Over six years after the Postal Service’s debut, the music produced by Ben Gibbard and Jimmy Tamborello is still influencing new jacks like Adam Young, who takes the stage name Owl City.

Owl City’s been there, done that album, Ocean Eyes, rips several pages off from Gibbard’s illustrious career as one of indie rock’s most revered songwriters. Yet, instead of challenging listeners, Owl City’s quasi-posi lyricism rests on his ambition to be the Christian version of the Postal Service, which comes off as cheesy and imitative.
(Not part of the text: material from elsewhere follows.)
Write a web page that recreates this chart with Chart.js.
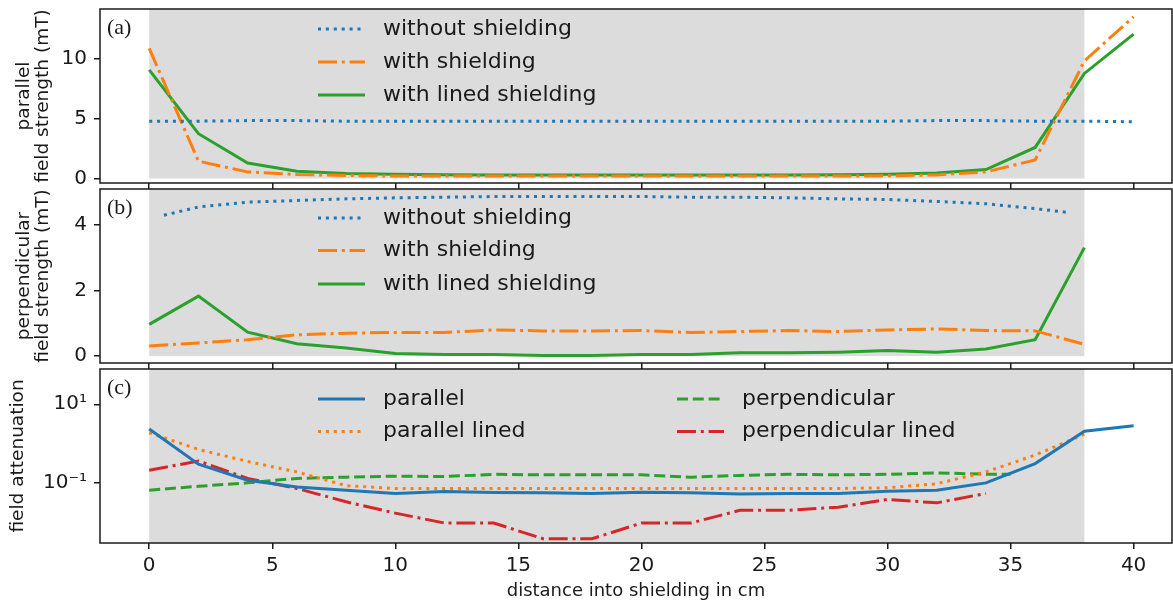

The stale-sounding “Hello Seattle” contains the following words (best read with a deadpan delivery): “Hello Seattle, I am an old lighthouse, throwing beams of bright light.”

Well, what else is a lighthouse supposed to do, dummy?

The vocoder and Auto-Tune effects used on Young’s voice make him sound like a weird hybrid between Forrest Kline from hellogoodbye, T-Pain, and Roger Troutman… but, y’know… not as good.

There’s also the repetition between tracks like “Cave In” and “The Tip of the Iceberg,” which both utilize the same drum loop, as if an intelligent listener wouldn’t be able to distinguish between the two in the 20 minutes that elapses between them.

All in all, I found Ocean Eyes to be a bland rip-off of the latter-era works of Ben Gibbard, minus the honesty or literary references. While Death Cab and Postal Service are good bands to take influence from, the fact that Ocean Eyes is a by-the-numbers imitation is downright chilling — not to mention, insulting.

But, there’s very little that could be said to deter people from buying this rubbish. It’s just lowest common denominator enough to appeal to the person with the blandest of tastes and who still listens to the Garden State soundtrack five years after the fact.